A good portion of these are non-competitive pitches, which is a significant departure from the pitch that it was during his time in the KBO. Flexen has a track record of using his curveball to steal called strikes in the zone, but he’ll also drop it below the zone for whiffs in two-strike counts. He had a bad day, with a good pitch. There’s no reason that we should think it was anything less.

And so, as it pertains to stuff, Flexen flashed a lot of it, and he didn’t even have his best curveball! There are several encouraging signs that Flexen showed on Saturday. One is that he looked nothing like the version of himself that struggled mightily from 2017 to 2019. But also, he mixed his pitches well, and he boasted an evolving cutter that flashed plus. What we’re going to want to see moving forward is how his curveball bounces back, as well as if his command improves over the course of his next several starts.

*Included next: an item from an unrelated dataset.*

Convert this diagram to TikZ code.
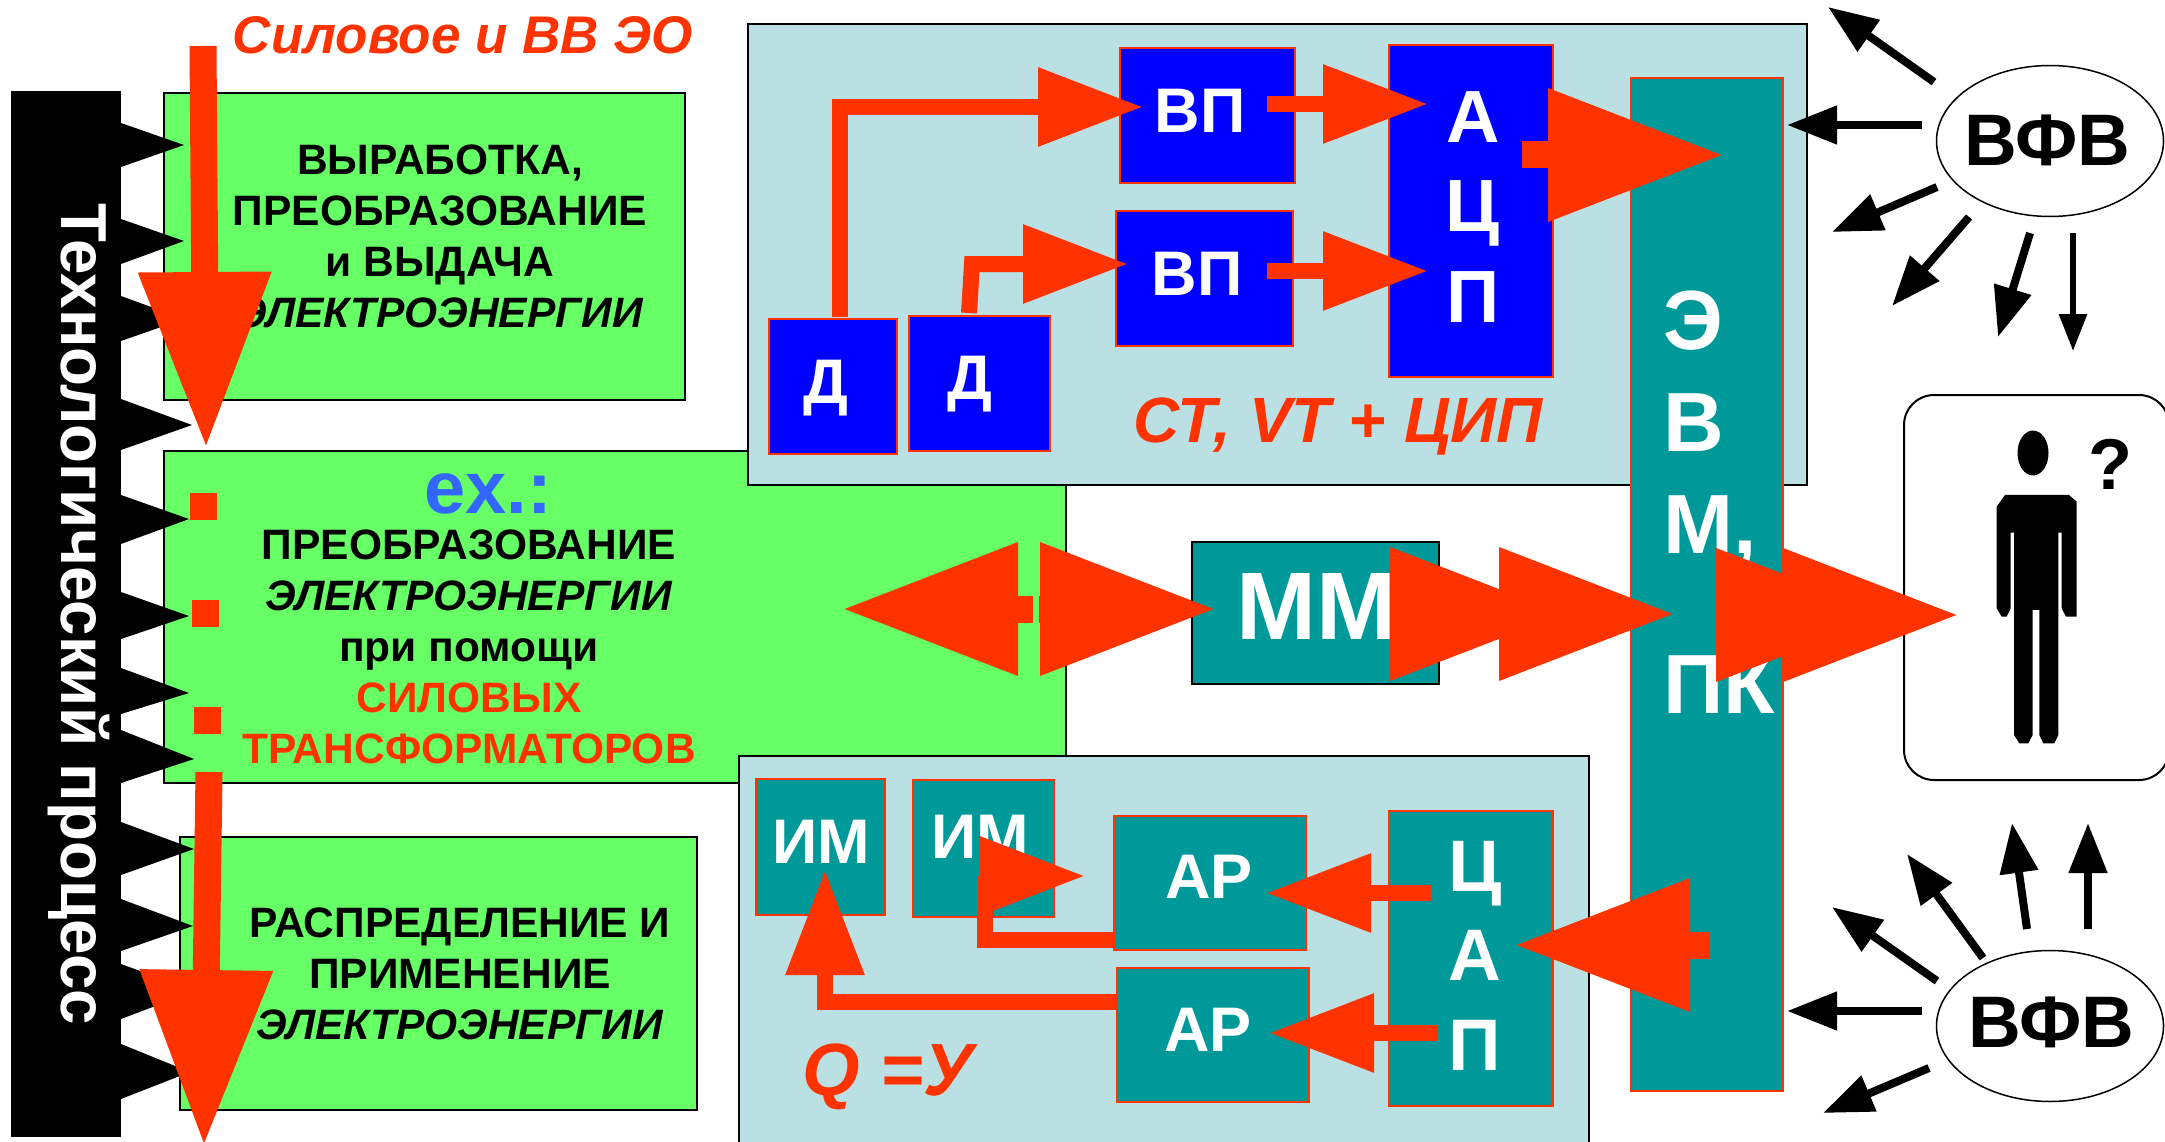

I just spent a lot of time scrutinizing Flexen’s outing — he had a good one! But also, we should be celebrating his performance. Yay Flexen’s performance! After struggling for several years in MLB, it was refreshing to see him have success. If Saturday was any indication, the Mariners appear to have nabbed themselves a young, productive starting pitcher. Chris Flexen, then, appears to have experienced the sweet, sweet feeling of redemption, and has hopefully embarked on the recommencement of a long, fruitful career.